## PROBLEM TO WORK ON
Write out every entry precisely as given, leaving the pictures out.

## RECORDS FOR PROCESSING
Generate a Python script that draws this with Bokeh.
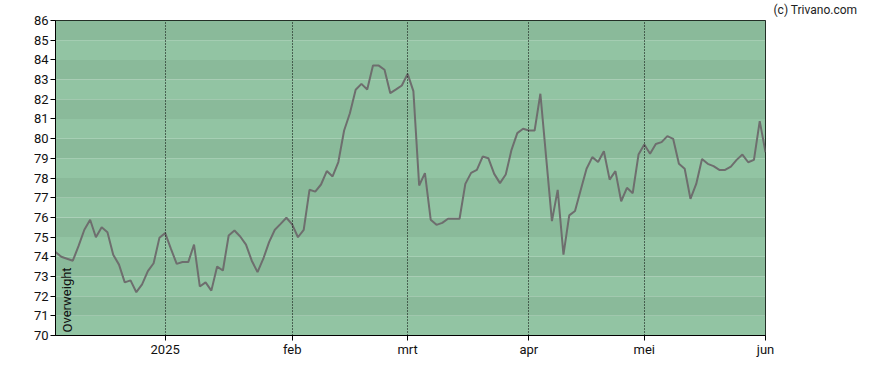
from bokeh.plotting import figure
from bokeh.models import Range1d, FixedTicker, BoxAnnotation, Label, ColumnDataSource, Title
from bokeh.embed import file_html
from bokeh.resources import INLINE

# trading-day index (0 = first session shown) and the plotted values
values = [
    74.24, 74.0, 73.9, 73.8, 74.55, 75.37, 75.88, 74.99, 75.5, 75.25,
    74.1, 73.6, 72.7, 72.8, 72.2, 72.6, 73.27, 73.67, 74.96, 75.2,
    74.4, 73.64, 73.73, 73.73, 74.62, 72.49, 72.7, 72.28, 73.5, 73.3,
    75.08, 75.33, 75.03, 74.62, 73.8, 73.22, 73.9, 74.74, 75.37, 75.67,
    75.98, 75.64, 74.99, 75.37, 77.4, 77.31, 77.67, 78.35, 78.08, 78.81,
    80.41, 81.29, 82.48, 82.78, 82.5, 83.71, 83.71, 83.5, 82.31, 82.5,
    82.7, 83.29, 82.41, 77.62, 78.25, 75.88, 75.62, 75.72, 75.93, 75.93,
    75.93, 77.7, 78.26, 78.41, 79.09, 79.0, 78.21, 77.74, 78.18, 79.43,
    80.28, 80.5, 80.41, 80.41, 82.28, 79.05, 75.81, 77.4, 74.11, 76.1,
    76.32, 77.4, 78.47, 79.06, 78.81, 79.36, 77.92, 78.35, 76.82, 77.5,
    77.23, 79.19, 79.7, 79.23, 79.73, 79.82, 80.13, 79.99, 78.72, 78.47,
    76.94, 77.7, 78.97, 78.72, 78.6, 78.41, 78.41, 78.58, 78.92, 79.19,
    78.8, 78.92, 80.89, 79.31,
]
session = list(range(len(values)))

month_ticks = [19, 41, 61, 82, 102, 123]
month_labels = ["2025", "feb", "mrt", "apr", "mei", "jun"]
y_ticks = list(range(70, 87))

FONT = "Roboto"

p = figure(
    output_backend="svg", toolbar_location=None,
    frame_width=710, frame_height=315,
    min_border_left=55, min_border_top=20, min_border_right=113, min_border_bottom=30,
    x_range=Range1d(0, 123), y_range=Range1d(70, 86),
    background_fill_color="#ffffff", border_fill_color="#ffffff",
)
p.outline_line_color = "#000000"
p.outline_line_width = 1
p.outline_line_alpha = 1

# copyright note, placed in the title panel, shifted right of the frame
p.title = Title(text="(c) Trivano.com", align="left", offset=718, standoff=3,
                text_font=FONT, text_font_size="12px", text_font_style="normal",
                text_color="#222222", vertical_align="top")

# alternating horizontal bands
for k in range(70, 86):
    color = "#92c4a3" if (k % 2 == 0) else "#8aba9a"
    p.add_layout(BoxAnnotation(bottom=k, top=k + 1, fill_color=color, fill_alpha=1,
                               line_alpha=0, level="underlay"))

src = ColumnDataSource(dict(x=session, y=values))
p.line("x", "y", source=src, line_color="#6e6e6e", line_width=2)

# axes
p.xaxis.ticker = FixedTicker(ticks=month_ticks)
p.xaxis.major_label_overrides = {t: l for t, l in zip(month_ticks, month_labels)}
p.xaxis.minor_tick_line_color = None
p.xaxis.major_tick_out = 5
p.xaxis.major_tick_in = 0
p.xaxis.axis_line_color = "#000000"
p.xaxis.major_tick_line_color = "#000000"
p.xaxis.major_label_text_font = FONT
p.xaxis.major_label_text_font_size = "13px"
p.xaxis.major_label_text_color = "#111111"
p.xaxis.major_label_standoff = 1

p.yaxis.ticker = FixedTicker(ticks=y_ticks)
p.yaxis.minor_tick_line_color = None
p.yaxis.major_tick_out = 5
p.yaxis.major_tick_in = 0
p.yaxis.axis_line_color = "#000000"
p.yaxis.major_tick_line_color = "#000000"
p.yaxis.major_label_text_font = FONT
p.yaxis.major_label_text_font_size = "13px"
p.yaxis.major_label_text_color = "#111111"
p.yaxis.major_label_standoff = 2

p.ygrid.grid_line_color = None
p.xgrid.ticker = FixedTicker(ticks=month_ticks)
p.xgrid.grid_line_color = "#000000"
p.xgrid.grid_line_dash = "1 2"
p.xgrid.grid_line_width = 1
p.xgrid.level = "glyph"

p.add_layout(Label(x=0, y=70, x_offset=4, y_offset=3, text="Overweight", angle=1.5708,
                   text_align="left", text_baseline="top", text_font=FONT,
                   text_font_size="13px", text_color="#111111"))

open("out.html", "w").write(file_html(p, INLINE))
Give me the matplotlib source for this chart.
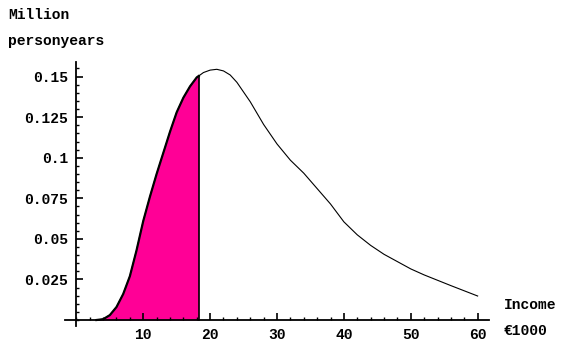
import numpy as np
import matplotlib
matplotlib.use('Agg')
import matplotlib.pyplot as plt
from matplotlib.ticker import MultipleLocator

# income (thousand euro) and density (million personyears)
income = [3, 4, 5, 6, 7, 8, 9, 10, 11, 12, 13, 14, 15, 16, 17, 18, 19, 20, 21,
          22, 23, 24, 26, 28, 30, 32, 34, 36, 38, 40, 42, 44, 46, 48, 50, 52,
          54, 56, 58, 60]
persons = [0.0, 0.0005, 0.003, 0.008, 0.016, 0.027, 0.043, 0.061, 0.076, 0.090,
           0.103, 0.116, 0.128, 0.137, 0.144, 0.1495, 0.1525, 0.154, 0.1545,
           0.1535, 0.151, 0.1465, 0.1345, 0.1205, 0.1085, 0.0985, 0.0905,
           0.081, 0.0715, 0.0605, 0.0525, 0.046, 0.0405, 0.036, 0.0315,
           0.0278, 0.0245, 0.0212, 0.018, 0.0148]
cutoff = 18.3

xticks = [10, 20, 30, 40, 50, 60]
yticks = [0.025, 0.05, 0.075, 0.1, 0.125, 0.15]
ylabels = ['0.025', '0.05', '0.075', '0.1', '0.125', '0.15']

font = ['Liberation Mono', 'DejaVu Sans Mono']
plt.rcParams['font.family'] = font
fs = 10.5

fig = plt.figure(figsize=(5.74, 3.45), dpi=100)
ax = fig.add_axes([65 / 574, (345 - 325.7) / 345, 424 / 574, (325.7 - 62) / 345])

x = np.array(income, dtype=float)
y = np.array(persons)
y_cut = np.interp(cutoff, x, y)
xs = np.append(x[x < cutoff], cutoff)
ys = np.append(y[x < cutoff], y_cut)

ax.fill_between(xs, 0, ys, color='#ff0096', lw=0)
ax.plot(xs, ys, color='black', lw=1.6)
ax.plot(x, y, color='black', lw=0.8)
ax.plot([cutoff, cutoff], [0, y_cut], color='black', lw=1.2)

ax.set_xlim(-1.7, 61.7)
ax.set_ylim(-0.0035, 0.159)

for s in ['top', 'right']:
    ax.spines[s].set_visible(False)
ax.spines['left'].set_position(('data', 0))
ax.spines['bottom'].set_position(('data', 0))
ax.spines['left'].set_linewidth(1.3)
ax.spines['bottom'].set_linewidth(1.3)

ax.set_xticks(xticks)
ax.set_yticks(yticks)
ax.set_yticklabels(ylabels)
ax.xaxis.set_minor_locator(MultipleLocator(2))
ax.yaxis.set_minor_locator(MultipleLocator(0.005))
ax.tick_params(which='major', direction='in', length=5, width=1.2, labelsize=fs, pad=6)
ax.tick_params(which='minor', direction='in', length=2.5, width=1.0)
for lab in ax.get_xticklabels() + ax.get_yticklabels():
    lab.set_fontweight('bold')

fig.text(8 / 574, 1 - 15 / 345, 'Million', fontsize=fs, fontweight='bold', va='center')
fig.text(8 / 574, 1 - 41 / 345, 'personyears', fontsize=fs, fontweight='bold', va='center')
fig.text(504 / 574, 1 - 305 / 345, 'Income', fontsize=fs, fontweight='bold', va='center')
fig.text(504 / 574, 1 - 331 / 345, '€1000', fontsize=fs, fontweight='bold', va='center')

fig.savefig('out.png', dpi=100)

## WRITTEN ANSWER
Generate a Python script that draws this with Bokeh.
from bokeh.plotting import figure
from bokeh.models import Range1d, FixedTicker, BoxAnnotation, Label, ColumnDataSource, Title
from bokeh.embed import file_html
from bokeh.resources import INLINE

# trading-day index (0 = first session shown) and the plotted values
values = [
    74.24, 74.0, 73.9, 73.8, 74.55, 75.37, 75.88, 74.99, 75.5, 75.25,
    74.1, 73.6, 72.7, 72.8, 72.2, 72.6, 73.27, 73.67, 74.96, 75.2,
    74.4, 73.64, 73.73, 73.73, 74.62, 72.49, 72.7, 72.28, 73.5, 73.3,
    75.08, 75.33, 75.03, 74.62, 73.8, 73.22, 73.9, 74.74, 75.37, 75.67,
    75.98, 75.64, 74.99, 75.37, 77.4, 77.31, 77.67, 78.35, 78.08, 78.81,
    80.41, 81.29, 82.48, 82.78, 82.5, 83.71, 83.71, 83.5, 82.31, 82.5,
    82.7, 83.29, 82.41, 77.62, 78.25, 75.88, 75.62, 75.72, 75.93, 75.93,
    75.93, 77.7, 78.26, 78.41, 79.09, 79.0, 78.21, 77.74, 78.18, 79.43,
    80.28, 80.5, 80.41, 80.41, 82.28, 79.05, 75.81, 77.4, 74.11, 76.1,
    76.32, 77.4, 78.47, 79.06, 78.81, 79.36, 77.92, 78.35, 76.82, 77.5,
    77.23, 79.19, 79.7, 79.23, 79.73, 79.82, 80.13, 79.99, 78.72, 78.47,
    76.94, 77.7, 78.97, 78.72, 78.6, 78.41, 78.41, 78.58, 78.92, 79.19,
    78.8, 78.92, 80.89, 79.31,
]
session = list(range(len(values)))

month_ticks = [19, 41, 61, 82, 102, 123]
month_labels = ["2025", "feb", "mrt", "apr", "mei", "jun"]
y_ticks = list(range(70, 87))

FONT = "Roboto"

p = figure(
    output_backend="svg", toolbar_location=None,
    frame_width=710, frame_height=315,
    min_border_left=55, min_border_top=20, min_border_right=113, min_border_bottom=30,
    x_range=Range1d(0, 123), y_range=Range1d(70, 86),
    background_fill_color="#ffffff", border_fill_color="#ffffff",
)
p.outline_line_color = "#000000"
p.outline_line_width = 1
p.outline_line_alpha = 1

# copyright note, placed in the title panel, shifted right of the frame
p.title = Title(text="(c) Trivano.com", align="left", offset=718, standoff=3,
                text_font=FONT, text_font_size="12px", text_font_style="normal",
                text_color="#222222", vertical_align="top")

# alternating horizontal bands
for k in range(70, 86):
    color = "#92c4a3" if (k % 2 == 0) else "#8aba9a"
    p.add_layout(BoxAnnotation(bottom=k, top=k + 1, fill_color=color, fill_alpha=1,
                               line_alpha=0, level="underlay"))

src = ColumnDataSource(dict(x=session, y=values))
p.line("x", "y", source=src, line_color="#6e6e6e", line_width=2)

# axes
p.xaxis.ticker = FixedTicker(ticks=month_ticks)
p.xaxis.major_label_overrides = {t: l for t, l in zip(month_ticks, month_labels)}
p.xaxis.minor_tick_line_color = None
p.xaxis.major_tick_out = 5
p.xaxis.major_tick_in = 0
p.xaxis.axis_line_color = "#000000"
p.xaxis.major_tick_line_color = "#000000"
p.xaxis.major_label_text_font = FONT
p.xaxis.major_label_text_font_size = "13px"
p.xaxis.major_label_text_color = "#111111"
p.xaxis.major_label_standoff = 1

p.yaxis.ticker = FixedTicker(ticks=y_ticks)
p.yaxis.minor_tick_line_color = None
p.yaxis.major_tick_out = 5
p.yaxis.major_tick_in = 0
p.yaxis.axis_line_color = "#000000"
p.yaxis.major_tick_line_color = "#000000"
p.yaxis.major_label_text_font = FONT
p.yaxis.major_label_text_font_size = "13px"
p.yaxis.major_label_text_color = "#111111"
p.yaxis.major_label_standoff = 2

p.ygrid.grid_line_color = None
p.xgrid.ticker = FixedTicker(ticks=month_ticks)
p.xgrid.grid_line_color = "#000000"
p.xgrid.grid_line_dash = "1 2"
p.xgrid.grid_line_width = 1
p.xgrid.level = "glyph"

p.add_layout(Label(x=0, y=70, x_offset=4, y_offset=3, text="Overweight", angle=1.5708,
                   text_align="left", text_baseline="top", text_font=FONT,
                   text_font_size="13px", text_color="#111111"))

open("out.html", "w").write(file_html(p, INLINE))
Give me the matplotlib source for this chart.
import numpy as np
import matplotlib
matplotlib.use('Agg')
import matplotlib.pyplot as plt
from matplotlib.ticker import MultipleLocator

# income (thousand euro) and density (million personyears)
income = [3, 4, 5, 6, 7, 8, 9, 10, 11, 12, 13, 14, 15, 16, 17, 18, 19, 20, 21,
          22, 23, 24, 26, 28, 30, 32, 34, 36, 38, 40, 42, 44, 46, 48, 50, 52,
          54, 56, 58, 60]
persons = [0.0, 0.0005, 0.003, 0.008, 0.016, 0.027, 0.043, 0.061, 0.076, 0.090,
           0.103, 0.116, 0.128, 0.137, 0.144, 0.1495, 0.1525, 0.154, 0.1545,
           0.1535, 0.151, 0.1465, 0.1345, 0.1205, 0.1085, 0.0985, 0.0905,
           0.081, 0.0715, 0.0605, 0.0525, 0.046, 0.0405, 0.036, 0.0315,
           0.0278, 0.0245, 0.0212, 0.018, 0.0148]
cutoff = 18.3

xticks = [10, 20, 30, 40, 50, 60]
yticks = [0.025, 0.05, 0.075, 0.1, 0.125, 0.15]
ylabels = ['0.025', '0.05', '0.075', '0.1', '0.125', '0.15']

font = ['Liberation Mono', 'DejaVu Sans Mono']
plt.rcParams['font.family'] = font
fs = 10.5

fig = plt.figure(figsize=(5.74, 3.45), dpi=100)
ax = fig.add_axes([65 / 574, (345 - 325.7) / 345, 424 / 574, (325.7 - 62) / 345])

x = np.array(income, dtype=float)
y = np.array(persons)
y_cut = np.interp(cutoff, x, y)
xs = np.append(x[x < cutoff], cutoff)
ys = np.append(y[x < cutoff], y_cut)

ax.fill_between(xs, 0, ys, color='#ff0096', lw=0)
ax.plot(xs, ys, color='black', lw=1.6)
ax.plot(x, y, color='black', lw=0.8)
ax.plot([cutoff, cutoff], [0, y_cut], color='black', lw=1.2)

ax.set_xlim(-1.7, 61.7)
ax.set_ylim(-0.0035, 0.159)

for s in ['top', 'right']:
    ax.spines[s].set_visible(False)
ax.spines['left'].set_position(('data', 0))
ax.spines['bottom'].set_position(('data', 0))
ax.spines['left'].set_linewidth(1.3)
ax.spines['bottom'].set_linewidth(1.3)

ax.set_xticks(xticks)
ax.set_yticks(yticks)
ax.set_yticklabels(ylabels)
ax.xaxis.set_minor_locator(MultipleLocator(2))
ax.yaxis.set_minor_locator(MultipleLocator(0.005))
ax.tick_params(which='major', direction='in', length=5, width=1.2, labelsize=fs, pad=6)
ax.tick_params(which='minor', direction='in', length=2.5, width=1.0)
for lab in ax.get_xticklabels() + ax.get_yticklabels():
    lab.set_fontweight('bold')

fig.text(8 / 574, 1 - 15 / 345, 'Million', fontsize=fs, fontweight='bold', va='center')
fig.text(8 / 574, 1 - 41 / 345, 'personyears', fontsize=fs, fontweight='bold', va='center')
fig.text(504 / 574, 1 - 305 / 345, 'Income', fontsize=fs, fontweight='bold', va='center')
fig.text(504 / 574, 1 - 331 / 345, '€1000', fontsize=fs, fontweight='bold', va='center')

fig.savefig('out.png', dpi=100)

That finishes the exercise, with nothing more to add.